M. le président. Je mets aux voix les amendements identiques nos 33 et 72.

Je suis saisi d'une demande de scrutin public émanant du groupe socialiste.

Il va être procédé au scrutin dans les conditions fixées par l'article 56 du règlement.

(Le scrutin a lieu.)

M. le président. Personne ne demande plus à voter ?...

Le scrutin est clos.

(Il est procédé au comptage des votes.)

M. le président. Voici le résultat du dépouillement du scrutin n° 116 :

Nombre de votants 325
Nombre de suffrages exprimés 323
Majorité absolue des suffrages exprimés 162
Pour l'adoption 123
Contre 200

Le Sénat n'a pas adopté.

Je mets aux voix le sous-amendement n° 35.

(Le sous-amendement n'est pas adopté.)

M. le président. Monsieur Nogrix, le sous-amendement n° 86 est-il maintenu ?

M. Philippe Nogrix. Non, je le retire, monsieur le président.

M. le président. Le sous-amendement n° 86 est retiré.
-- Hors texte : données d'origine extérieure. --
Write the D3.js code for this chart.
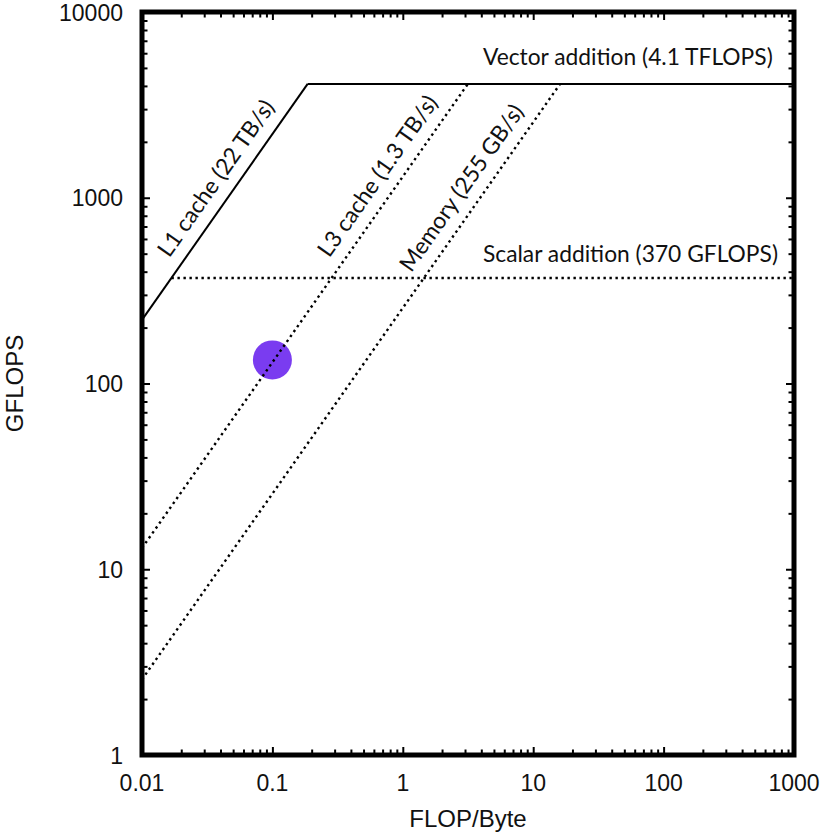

Monsieur Béteille, le sous-amendement n° 20 rectifié bis est-il maintenu ?

M. Laurent Béteille. Non, je le retire, monsieur le président.

M. le président. Le sous-amendement n° 20 rectifié bis est retiré.

Je mets aux voix l'amendement n° 11 rectifié.

(L'amendement est adopté.)

M. le président. En conséquence, l'article 6 est ainsi rédigé, et les amendements nos 34, 36, 37, 21 rectifié et 23 rectifié n'ont plus d'objet.